Task statement - Copy the records below exactly, leaving out any pictures.

Information shown -

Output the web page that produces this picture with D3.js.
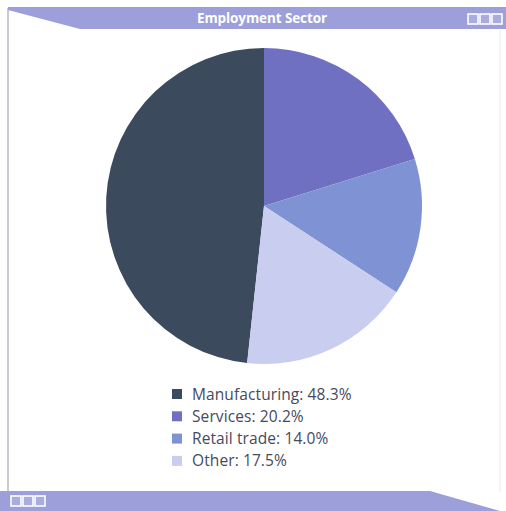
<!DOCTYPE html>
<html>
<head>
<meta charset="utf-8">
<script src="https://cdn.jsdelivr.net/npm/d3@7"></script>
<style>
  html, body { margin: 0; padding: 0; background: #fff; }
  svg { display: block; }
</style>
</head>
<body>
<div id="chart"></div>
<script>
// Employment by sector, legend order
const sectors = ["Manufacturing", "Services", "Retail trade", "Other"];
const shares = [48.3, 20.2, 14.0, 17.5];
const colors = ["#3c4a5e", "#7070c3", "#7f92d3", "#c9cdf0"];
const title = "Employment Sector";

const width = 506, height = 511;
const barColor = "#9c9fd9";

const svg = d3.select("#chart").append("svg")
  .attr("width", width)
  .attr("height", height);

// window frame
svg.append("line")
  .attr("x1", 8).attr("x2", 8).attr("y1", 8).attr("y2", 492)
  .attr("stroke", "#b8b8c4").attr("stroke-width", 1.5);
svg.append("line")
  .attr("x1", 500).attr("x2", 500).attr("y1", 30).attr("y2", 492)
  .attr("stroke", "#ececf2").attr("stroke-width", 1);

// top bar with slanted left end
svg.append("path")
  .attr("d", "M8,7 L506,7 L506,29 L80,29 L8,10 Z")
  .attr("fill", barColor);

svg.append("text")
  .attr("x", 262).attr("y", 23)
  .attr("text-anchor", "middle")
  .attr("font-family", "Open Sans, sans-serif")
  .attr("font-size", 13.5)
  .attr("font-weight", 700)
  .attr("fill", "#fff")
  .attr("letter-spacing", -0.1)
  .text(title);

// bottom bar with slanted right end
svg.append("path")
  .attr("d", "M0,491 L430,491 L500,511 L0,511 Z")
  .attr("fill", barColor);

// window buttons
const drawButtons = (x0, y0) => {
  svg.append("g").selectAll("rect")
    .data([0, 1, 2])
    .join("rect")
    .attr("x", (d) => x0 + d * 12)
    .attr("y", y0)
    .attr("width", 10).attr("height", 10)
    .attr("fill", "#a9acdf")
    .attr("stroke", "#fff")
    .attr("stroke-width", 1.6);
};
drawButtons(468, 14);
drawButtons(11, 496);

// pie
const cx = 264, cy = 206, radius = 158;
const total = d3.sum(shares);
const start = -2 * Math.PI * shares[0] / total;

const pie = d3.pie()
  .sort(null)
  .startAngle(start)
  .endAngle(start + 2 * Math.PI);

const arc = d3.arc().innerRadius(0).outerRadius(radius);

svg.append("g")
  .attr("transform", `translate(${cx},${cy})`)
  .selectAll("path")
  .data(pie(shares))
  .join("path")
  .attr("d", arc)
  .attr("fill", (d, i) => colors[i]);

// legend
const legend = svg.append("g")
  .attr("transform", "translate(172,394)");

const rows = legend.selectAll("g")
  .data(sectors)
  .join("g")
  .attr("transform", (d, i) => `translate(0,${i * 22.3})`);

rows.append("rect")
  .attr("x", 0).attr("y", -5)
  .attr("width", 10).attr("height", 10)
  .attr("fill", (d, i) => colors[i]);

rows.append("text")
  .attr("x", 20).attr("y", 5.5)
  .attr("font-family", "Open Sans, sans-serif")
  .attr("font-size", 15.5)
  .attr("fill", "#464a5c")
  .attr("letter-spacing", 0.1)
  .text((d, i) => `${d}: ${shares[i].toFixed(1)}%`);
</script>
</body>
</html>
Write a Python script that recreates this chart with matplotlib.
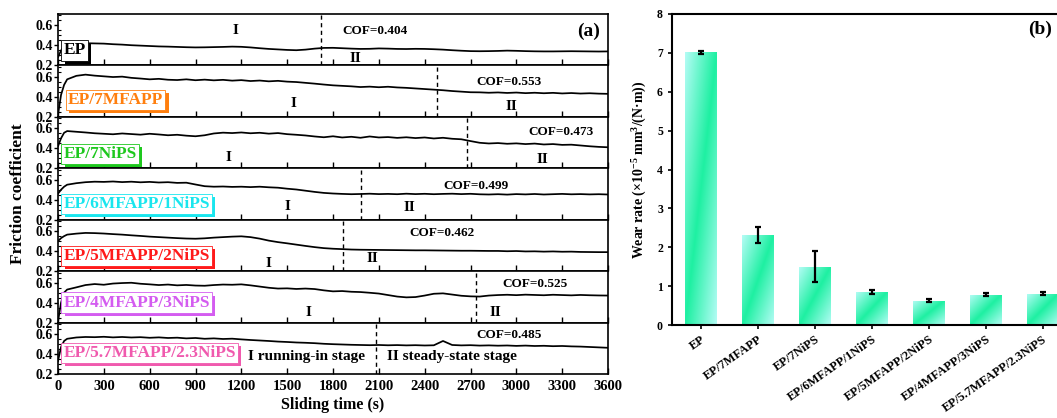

Output below -
Output the web page that produces this picture with D3.js.
<!DOCTYPE html>
<html>
<head>
<meta charset="utf-8">
<script src="https://cdn.jsdelivr.net/npm/d3@7"></script>
<style>
  html, body { margin: 0; padding: 0; background: #fff; }
  svg { display: block; }
</style>
</head>
<body>
<div id="chart"></div>
<script>
// Employment by sector, legend order
const sectors = ["Manufacturing", "Services", "Retail trade", "Other"];
const shares = [48.3, 20.2, 14.0, 17.5];
const colors = ["#3c4a5e", "#7070c3", "#7f92d3", "#c9cdf0"];
const title = "Employment Sector";

const width = 506, height = 511;
const barColor = "#9c9fd9";

const svg = d3.select("#chart").append("svg")
  .attr("width", width)
  .attr("height", height);

// window frame
svg.append("line")
  .attr("x1", 8).attr("x2", 8).attr("y1", 8).attr("y2", 492)
  .attr("stroke", "#b8b8c4").attr("stroke-width", 1.5);
svg.append("line")
  .attr("x1", 500).attr("x2", 500).attr("y1", 30).attr("y2", 492)
  .attr("stroke", "#ececf2").attr("stroke-width", 1);

// top bar with slanted left end
svg.append("path")
  .attr("d", "M8,7 L506,7 L506,29 L80,29 L8,10 Z")
  .attr("fill", barColor);

svg.append("text")
  .attr("x", 262).attr("y", 23)
  .attr("text-anchor", "middle")
  .attr("font-family", "Open Sans, sans-serif")
  .attr("font-size", 13.5)
  .attr("font-weight", 700)
  .attr("fill", "#fff")
  .attr("letter-spacing", -0.1)
  .text(title);

// bottom bar with slanted right end
svg.append("path")
  .attr("d", "M0,491 L430,491 L500,511 L0,511 Z")
  .attr("fill", barColor);

// window buttons
const drawButtons = (x0, y0) => {
  svg.append("g").selectAll("rect")
    .data([0, 1, 2])
    .join("rect")
    .attr("x", (d) => x0 + d * 12)
    .attr("y", y0)
    .attr("width", 10).attr("height", 10)
    .attr("fill", "#a9acdf")
    .attr("stroke", "#fff")
    .attr("stroke-width", 1.6);
};
drawButtons(468, 14);
drawButtons(11, 496);

// pie
const cx = 264, cy = 206, radius = 158;
const total = d3.sum(shares);
const start = -2 * Math.PI * shares[0] / total;

const pie = d3.pie()
  .sort(null)
  .startAngle(start)
  .endAngle(start + 2 * Math.PI);

const arc = d3.arc().innerRadius(0).outerRadius(radius);

svg.append("g")
  .attr("transform", `translate(${cx},${cy})`)
  .selectAll("path")
  .data(pie(shares))
  .join("path")
  .attr("d", arc)
  .attr("fill", (d, i) => colors[i]);

// legend
const legend = svg.append("g")
  .attr("transform", "translate(172,394)");

const rows = legend.selectAll("g")
  .data(sectors)
  .join("g")
  .attr("transform", (d, i) => `translate(0,${i * 22.3})`);

rows.append("rect")
  .attr("x", 0).attr("y", -5)
  .attr("width", 10).attr("height", 10)
  .attr("fill", (d, i) => colors[i]);

rows.append("text")
  .attr("x", 20).attr("y", 5.5)
  .attr("font-family", "Open Sans, sans-serif")
  .attr("font-size", 15.5)
  .attr("fill", "#464a5c")
  .attr("letter-spacing", 0.1)
  .text((d, i) => `${d}: ${shares[i].toFixed(1)}%`);
</script>
</body>
</html>
Write a Python script that recreates this chart with matplotlib.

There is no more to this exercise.